En segundo lugar, lo que también se pretendió privatizando muchas de las funciones que durante decenios ejercieron los ayuntamientos y CC AA fue enriquecerse cobrando comisiones a las empresas beneficiadas. Es tal el número de alcaldes, diputados provinciales, concejales y altos cargos del PP madrileño y valenciano involucrados en casos de corrupción que podemos llegar a la conclusión de que la pertenencia al Partido Popular en estas dos regiones era una disculpa para hacerse rico.
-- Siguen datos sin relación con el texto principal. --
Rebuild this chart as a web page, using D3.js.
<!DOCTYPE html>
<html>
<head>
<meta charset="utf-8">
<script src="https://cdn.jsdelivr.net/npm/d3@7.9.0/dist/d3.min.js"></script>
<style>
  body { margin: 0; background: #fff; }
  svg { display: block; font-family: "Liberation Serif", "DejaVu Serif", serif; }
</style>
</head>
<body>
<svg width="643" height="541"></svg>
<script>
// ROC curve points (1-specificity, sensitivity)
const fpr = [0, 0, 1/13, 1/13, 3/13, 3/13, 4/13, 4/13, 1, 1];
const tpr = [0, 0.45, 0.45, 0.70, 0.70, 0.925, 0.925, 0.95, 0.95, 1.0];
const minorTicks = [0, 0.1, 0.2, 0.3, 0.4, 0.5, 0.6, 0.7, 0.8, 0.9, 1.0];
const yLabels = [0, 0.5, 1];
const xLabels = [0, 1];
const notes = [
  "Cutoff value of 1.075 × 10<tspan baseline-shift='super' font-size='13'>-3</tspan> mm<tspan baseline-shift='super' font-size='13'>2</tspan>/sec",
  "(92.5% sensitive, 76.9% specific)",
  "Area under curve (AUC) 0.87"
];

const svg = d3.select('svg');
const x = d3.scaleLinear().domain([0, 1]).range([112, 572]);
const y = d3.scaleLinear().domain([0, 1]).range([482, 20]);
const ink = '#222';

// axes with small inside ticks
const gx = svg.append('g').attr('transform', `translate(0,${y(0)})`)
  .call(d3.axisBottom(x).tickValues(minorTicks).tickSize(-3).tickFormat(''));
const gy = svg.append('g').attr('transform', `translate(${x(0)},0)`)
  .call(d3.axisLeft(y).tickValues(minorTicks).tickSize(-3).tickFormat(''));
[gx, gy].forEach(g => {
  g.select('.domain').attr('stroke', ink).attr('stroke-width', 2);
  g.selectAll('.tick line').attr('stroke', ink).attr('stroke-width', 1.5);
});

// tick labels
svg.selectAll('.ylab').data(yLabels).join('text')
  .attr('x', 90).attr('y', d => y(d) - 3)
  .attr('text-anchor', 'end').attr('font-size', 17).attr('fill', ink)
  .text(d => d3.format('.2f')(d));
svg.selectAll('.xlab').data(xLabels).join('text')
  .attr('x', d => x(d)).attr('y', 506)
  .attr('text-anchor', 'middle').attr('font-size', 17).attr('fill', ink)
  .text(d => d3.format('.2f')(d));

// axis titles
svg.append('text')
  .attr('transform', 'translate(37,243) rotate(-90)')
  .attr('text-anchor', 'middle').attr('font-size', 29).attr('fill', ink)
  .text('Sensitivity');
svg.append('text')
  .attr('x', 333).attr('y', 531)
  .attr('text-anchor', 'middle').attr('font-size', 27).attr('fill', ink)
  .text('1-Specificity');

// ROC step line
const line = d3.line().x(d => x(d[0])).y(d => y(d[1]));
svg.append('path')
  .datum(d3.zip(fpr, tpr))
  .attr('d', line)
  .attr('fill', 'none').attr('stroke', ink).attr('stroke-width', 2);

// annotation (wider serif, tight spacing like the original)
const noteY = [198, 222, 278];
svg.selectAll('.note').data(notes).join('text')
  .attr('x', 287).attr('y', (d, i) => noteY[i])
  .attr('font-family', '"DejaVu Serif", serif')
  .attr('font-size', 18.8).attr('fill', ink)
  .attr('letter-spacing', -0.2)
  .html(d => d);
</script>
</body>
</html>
No debemos olvidar que todas estas comisiones no disminuían los beneficios de los empresarios corruptos que se avenían al sistema de pagar mordidas. Elevaban el precio que cobraban a la Administración Pública por prestar el servicio, dinero que salía de las prestaciones por desempleo, por discapacidad o dependencia, de las pensiones y de la infrafinanciación de la sanidad o de la educación pública española. Es decir, de esa supuesta imposibilidad de mantener el Estado del bienestar.
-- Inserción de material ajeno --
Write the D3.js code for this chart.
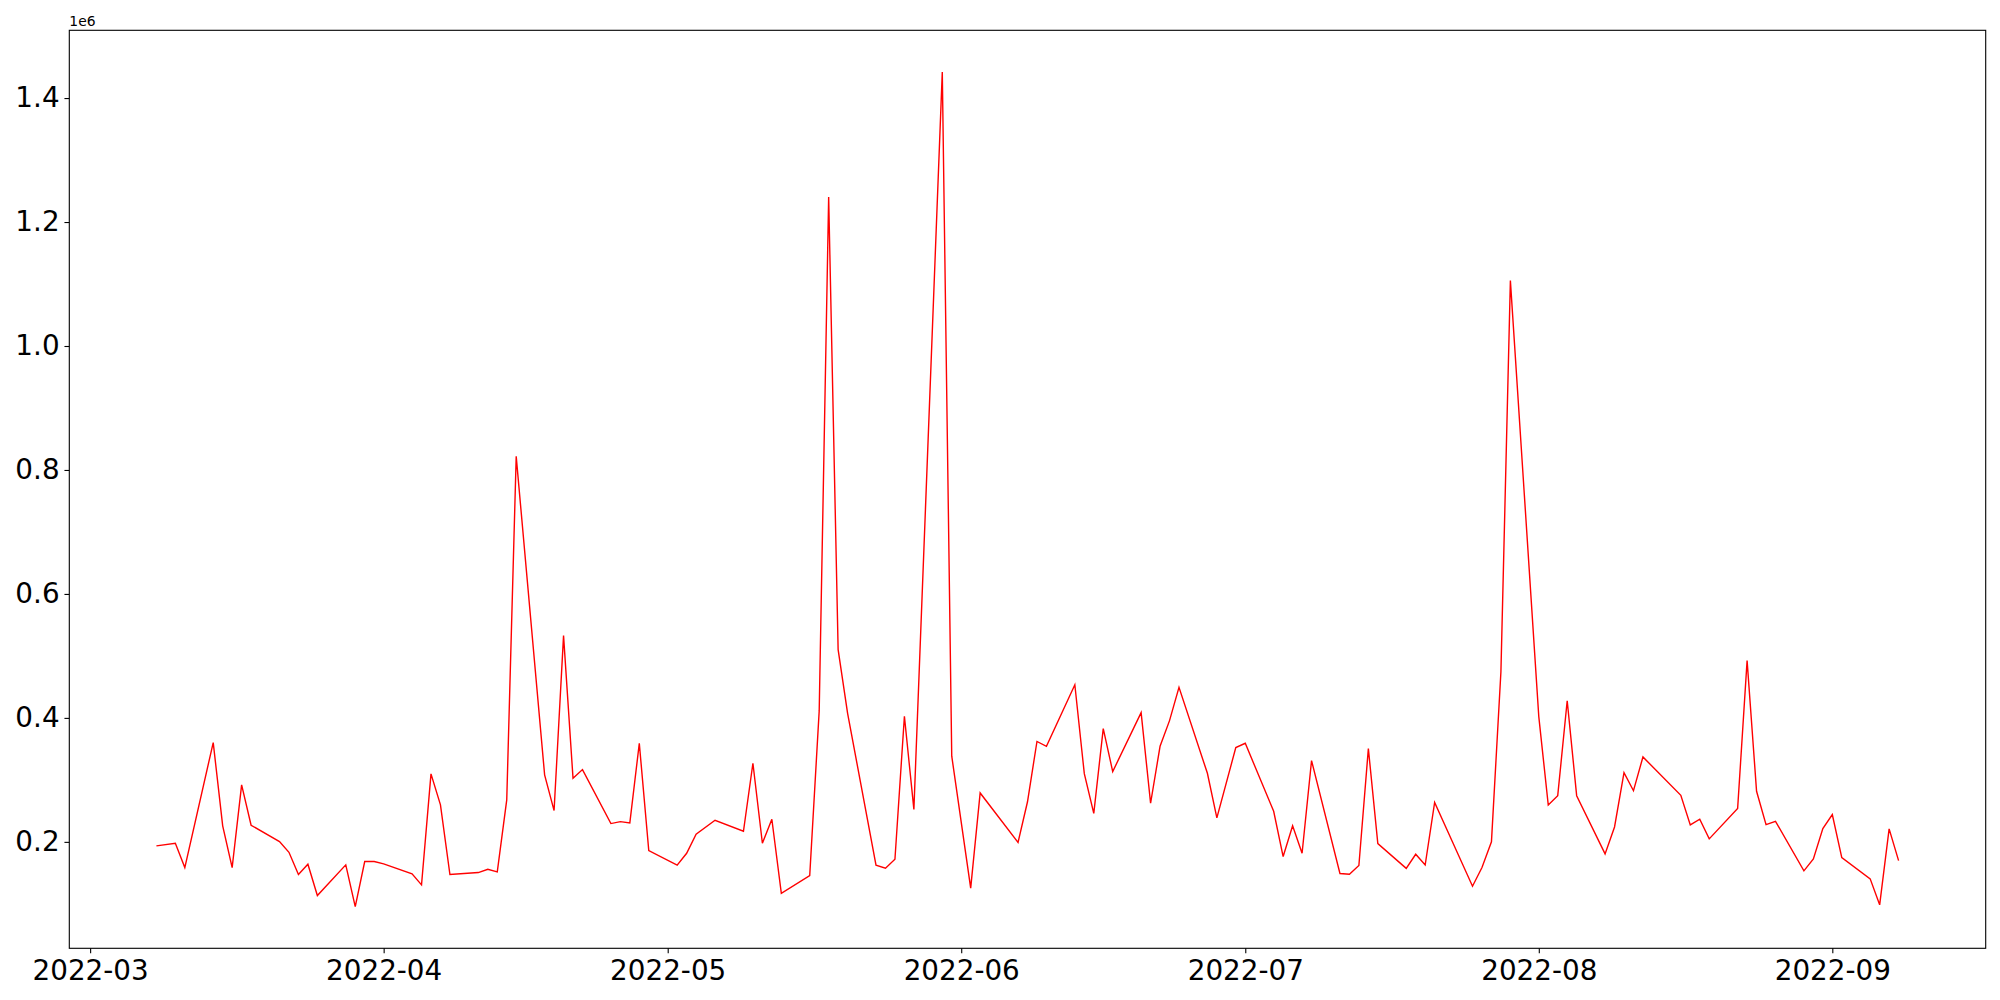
<!DOCTYPE html>
<html>
<head>
<meta charset="utf-8">
<script src="https://cdn.jsdelivr.net/npm/d3@7"></script>
<style>
  body { margin: 0; background: #fff; }
  text { font-family: "DejaVu Sans", sans-serif; fill: #000; }
</style>
</head>
<body>
<div id="chart"></div>
<script>
/**
 * DATA
 * */
const dates = [
  "2022-03-08", "2022-03-10", "2022-03-11", "2022-03-14", "2022-03-15", "2022-03-16", "2022-03-17", "2022-03-18",
  "2022-03-21", "2022-03-22", "2022-03-23", "2022-03-24", "2022-03-25", "2022-03-28", "2022-03-29", "2022-03-30",
  "2022-03-31", "2022-04-01", "2022-04-04", "2022-04-05", "2022-04-06", "2022-04-07", "2022-04-08", "2022-04-11",
  "2022-04-12", "2022-04-13", "2022-04-14", "2022-04-15", "2022-04-18", "2022-04-19", "2022-04-20", "2022-04-21",
  "2022-04-22", "2022-04-25", "2022-04-26", "2022-04-27", "2022-04-28", "2022-04-29", "2022-05-02", "2022-05-03",
  "2022-05-04", "2022-05-06", "2022-05-09", "2022-05-10", "2022-05-11", "2022-05-12", "2022-05-13", "2022-05-16",
  "2022-05-17", "2022-05-18", "2022-05-19", "2022-05-20", "2022-05-23", "2022-05-24", "2022-05-25", "2022-05-26",
  "2022-05-27", "2022-05-30", "2022-05-31", "2022-06-02", "2022-06-03", "2022-06-07", "2022-06-08", "2022-06-09",
  "2022-06-10", "2022-06-13", "2022-06-14", "2022-06-15", "2022-06-16", "2022-06-17", "2022-06-20", "2022-06-21",
  "2022-06-22", "2022-06-23", "2022-06-24", "2022-06-27", "2022-06-28", "2022-06-30", "2022-07-01",
  "2022-07-04", "2022-07-05", "2022-07-06", "2022-07-07", "2022-07-08", "2022-07-11", "2022-07-12", "2022-07-13",
  "2022-07-14", "2022-07-15", "2022-07-18", "2022-07-19", "2022-07-20", "2022-07-21", "2022-07-25", "2022-07-26",
  "2022-07-27", "2022-07-28", "2022-07-29", "2022-08-01", "2022-08-02", "2022-08-03", "2022-08-04", "2022-08-05",
  "2022-08-08", "2022-08-09", "2022-08-10", "2022-08-11", "2022-08-12", "2022-08-16", "2022-08-17", "2022-08-18",
  "2022-08-19", "2022-08-22", "2022-08-23", "2022-08-24", "2022-08-25", "2022-08-26", "2022-08-29", "2022-08-30",
  "2022-08-31", "2022-09-01", "2022-09-02", "2022-09-05", "2022-09-06", "2022-09-07", "2022-09-08"
];

const values = [
  193500, 197700, 158500, 360200, 225800, 158500, 291900, 226800,
  200500, 183200, 147300, 163900, 113400, 162900, 95600, 168200,
  168200, 164500, 148400, 130600, 309700, 259700, 147300, 150500,
  155800, 151600, 267700, 821900, 308100, 250500, 532700, 302600,
  316600, 229500, 232700, 230600, 359000, 186000, 162300, 181600,
  212300, 234800, 217100, 326800, 197700, 236500, 117100, 145500,
  411300, 1240300, 510200, 407400, 162400, 157600, 172000, 402600,
  252300, 1442000, 338200, 125300, 278900, 199000, 264700, 362000,
  354000, 453400, 310000, 246000, 382700, 313400, 408500, 262300,
  354200, 395600, 449400, 310600, 238700, 352100, 359000,
  249400, 176300, 225800, 181600, 331100, 148900, 147800, 161800,
  350500, 197300, 157300, 180000, 162700, 263500, 128400, 158700,
  200000, 474500, 1105500, 402100, 259400, 274500, 427600, 274500,
  180600, 224000, 311800, 282500, 337000, 275000, 227400, 236500,
  204800, 253700, 492400, 281600, 227900, 233200, 153200, 172600,
  221500, 244000, 174700, 140300, 98400, 221000, 169800
];

const xTickMonths = ["2022-03", "2022-04", "2022-05", "2022-06", "2022-07", "2022-08", "2022-09"];
const yTicks = [200000, 400000, 600000, 800000, 1000000, 1200000, 1400000];

/**
 * CONSTANTS
 * */
const width = 2000,
  height = 1000,
  margin = { top: 30.3, right: 14.3, bottom: 51.7, left: 69.3 };
const tickLen = 4.86, tickPad = 4.86, labelSize = 27.8;

const parseDay = d3.timeParse("%Y-%m-%d"),
  parseMonth = d3.timeParse("%Y-%m");

const data = dates.map((d, i) => ({ date: parseDay(d), value: values[i] }));

// matplotlib-like autoscale: 5% padding on each side
const [t0, t1] = d3.extent(data, d => d.date);
const tPad = (t1 - t0) * 0.05;
const [v0, v1] = d3.extent(data, d => d.value);
const vPad = (v1 - v0) * 0.05;

const x = d3.scaleTime()
  .domain([new Date(+t0 - tPad), new Date(+t1 + tPad)])
  .range([margin.left, width - margin.right]);

const y = d3.scaleLinear()
  .domain([v0 - vPad, v1 + vPad])
  .range([height - margin.bottom, margin.top]);

const svg = d3.select("#chart")
  .append("svg")
  .attr("width", width)
  .attr("height", height);

// the line
svg.append("path")
  .datum(data)
  .attr("fill", "none")
  .attr("stroke", "#ff0000")
  .attr("stroke-width", 1.4)
  .attr("stroke-linejoin", "miter")
  .attr("d", d3.line().x(d => x(d.date)).y(d => y(d.value)));

// x axis
const xAxis = svg.append("g")
  .attr("transform", `translate(0,${height - margin.bottom})`)
  .call(d3.axisBottom(x)
    .tickValues(xTickMonths.map(parseMonth))
    .tickFormat(d3.timeFormat("%Y-%m"))
    .tickSize(tickLen)
    .tickPadding(tickPad));
xAxis.select(".domain").remove();
xAxis.selectAll(".tick line").attr("stroke", "#000").attr("stroke-width", 1.1);
xAxis.selectAll(".tick text")
  .attr("font-size", labelSize)
  .attr("font-family", "DejaVu Sans")
  .attr("dy", "0.78em");

// y axis
const yAxis = svg.append("g")
  .attr("transform", `translate(${margin.left},0)`)
  .call(d3.axisLeft(y)
    .tickValues(yTicks)
    .tickFormat(d => (d / 1e6).toFixed(1))
    .tickSize(tickLen)
    .tickPadding(tickPad));
yAxis.select(".domain").remove();
yAxis.selectAll(".tick line").attr("stroke", "#000").attr("stroke-width", 1.1);
yAxis.selectAll(".tick text")
  .attr("font-size", labelSize)
  .attr("font-family", "DejaVu Sans");

// frame
svg.append("rect")
  .attr("x", margin.left)
  .attr("y", margin.top)
  .attr("width", width - margin.left - margin.right)
  .attr("height", height - margin.top - margin.bottom)
  .attr("fill", "none")
  .attr("stroke", "#000")
  .attr("stroke-width", 1.1);

// offset text
svg.append("text")
  .attr("x", margin.left)
  .attr("y", margin.top - 4.5)
  .attr("font-size", 13.9)
  .text("1e6");
</script>
</body>
</html>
Hace unos días el arzobispo de Valencia, Antonio Cañizares, afirmaba en un periódico de Valencia que la causa de la corrupción en España se debía a una quiebra moral de la sociedad. Nuevamente la jerarquía católica vuelve a confundir la causa con la consecuencia. Podemos asegurar al señor Cañizares que la inmensa mayoría de los valencianos saben distinguir lo propio de lo ajeno. Asociar que la corrupción ha surgido por el hecho de que la mayoría de la población no rige sus vidas por un código ético y moral católico anticuado y ausente de la realidad en muchos aspectos, no sólo supone tratar de engañarnos sino que al mismo tiempo desvía, de manera intencionada, la atención sobre los verdaderos culpables de la corrupción casi absoluta en que se ha movido el PP valenciano. Dado que los principales dirigentes y exdirigentes del principal partido conservador se declaran católicos practicantes e incluso miembros del grupo ultra católico Opus Dei vendría bien que el arzobispo de Valencia se dedicase a hacer proselitismo entre los miembros de su rebaño, sobre todo del séptimo mandamiento relativo a la prohibición de robar.
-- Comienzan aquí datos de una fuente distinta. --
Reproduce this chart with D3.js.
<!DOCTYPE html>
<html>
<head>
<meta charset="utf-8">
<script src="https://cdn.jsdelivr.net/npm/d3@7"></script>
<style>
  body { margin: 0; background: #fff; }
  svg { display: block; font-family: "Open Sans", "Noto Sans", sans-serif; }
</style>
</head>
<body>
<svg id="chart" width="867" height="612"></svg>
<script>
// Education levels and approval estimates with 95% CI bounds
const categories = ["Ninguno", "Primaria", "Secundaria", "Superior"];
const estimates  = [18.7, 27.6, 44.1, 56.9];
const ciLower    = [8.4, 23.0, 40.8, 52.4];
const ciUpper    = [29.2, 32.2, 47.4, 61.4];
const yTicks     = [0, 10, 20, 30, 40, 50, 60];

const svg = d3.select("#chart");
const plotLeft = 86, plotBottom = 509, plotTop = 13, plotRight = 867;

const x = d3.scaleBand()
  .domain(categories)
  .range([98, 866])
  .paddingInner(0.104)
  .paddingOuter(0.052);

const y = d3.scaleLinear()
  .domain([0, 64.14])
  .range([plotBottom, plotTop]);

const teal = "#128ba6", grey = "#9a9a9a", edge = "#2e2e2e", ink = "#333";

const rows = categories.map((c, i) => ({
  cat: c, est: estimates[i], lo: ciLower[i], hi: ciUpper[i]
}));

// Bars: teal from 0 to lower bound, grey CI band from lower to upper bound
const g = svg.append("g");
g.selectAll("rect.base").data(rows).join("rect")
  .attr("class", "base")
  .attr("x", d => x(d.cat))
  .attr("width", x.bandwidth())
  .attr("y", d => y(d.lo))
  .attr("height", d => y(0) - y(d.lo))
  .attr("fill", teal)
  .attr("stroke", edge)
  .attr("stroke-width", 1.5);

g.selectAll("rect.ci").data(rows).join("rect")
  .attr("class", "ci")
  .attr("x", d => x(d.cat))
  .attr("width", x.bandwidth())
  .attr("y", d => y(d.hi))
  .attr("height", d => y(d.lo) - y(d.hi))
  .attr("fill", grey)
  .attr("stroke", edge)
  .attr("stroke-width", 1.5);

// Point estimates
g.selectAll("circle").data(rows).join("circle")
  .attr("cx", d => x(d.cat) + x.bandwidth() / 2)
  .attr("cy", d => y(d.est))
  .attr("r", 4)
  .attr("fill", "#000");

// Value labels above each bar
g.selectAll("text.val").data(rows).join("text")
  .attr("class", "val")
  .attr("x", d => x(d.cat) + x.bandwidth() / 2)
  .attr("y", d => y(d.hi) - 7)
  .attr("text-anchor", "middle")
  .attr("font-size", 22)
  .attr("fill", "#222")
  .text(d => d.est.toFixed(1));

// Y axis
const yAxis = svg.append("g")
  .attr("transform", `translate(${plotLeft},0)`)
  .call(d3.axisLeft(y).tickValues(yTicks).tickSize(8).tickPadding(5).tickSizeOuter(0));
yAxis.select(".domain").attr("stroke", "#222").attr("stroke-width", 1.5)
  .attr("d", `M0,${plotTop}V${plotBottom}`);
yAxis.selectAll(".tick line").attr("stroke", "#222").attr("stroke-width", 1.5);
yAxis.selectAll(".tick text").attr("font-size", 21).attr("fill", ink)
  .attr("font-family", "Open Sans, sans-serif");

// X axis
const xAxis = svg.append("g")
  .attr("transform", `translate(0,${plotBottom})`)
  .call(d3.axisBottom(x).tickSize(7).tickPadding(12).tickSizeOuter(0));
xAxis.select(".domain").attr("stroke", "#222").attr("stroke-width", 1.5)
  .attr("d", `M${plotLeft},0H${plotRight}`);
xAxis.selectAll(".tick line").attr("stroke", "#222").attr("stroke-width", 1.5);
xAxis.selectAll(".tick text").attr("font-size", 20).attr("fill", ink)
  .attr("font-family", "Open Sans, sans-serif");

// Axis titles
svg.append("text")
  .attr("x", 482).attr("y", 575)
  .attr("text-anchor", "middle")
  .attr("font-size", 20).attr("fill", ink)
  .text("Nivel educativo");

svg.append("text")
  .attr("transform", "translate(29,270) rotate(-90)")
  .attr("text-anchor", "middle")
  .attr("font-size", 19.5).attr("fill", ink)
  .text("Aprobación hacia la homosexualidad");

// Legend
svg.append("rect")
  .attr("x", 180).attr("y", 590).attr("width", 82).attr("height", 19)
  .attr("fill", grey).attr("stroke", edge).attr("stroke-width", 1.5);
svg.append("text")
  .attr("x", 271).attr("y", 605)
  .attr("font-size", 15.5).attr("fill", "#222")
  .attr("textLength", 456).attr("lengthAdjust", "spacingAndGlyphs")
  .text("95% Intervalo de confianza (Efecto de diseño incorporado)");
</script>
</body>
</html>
En las Comunidades de Madrid y Valencia durante las dos décadas de gobierno popular se creó un sistema que nos recuerda al que se instauró durante la dictadura franquista. Un grupo de dirigentes políticos consiguieron encumbrarse en lo más alto del escalafón social gracias al dinero de los contribuyentes formándose una nueva clase social: la de políticos que se aprovecharon del bien común para pegarse la gran vida pero que al mismo tiempo despreciaban la causa de su cómoda existencia.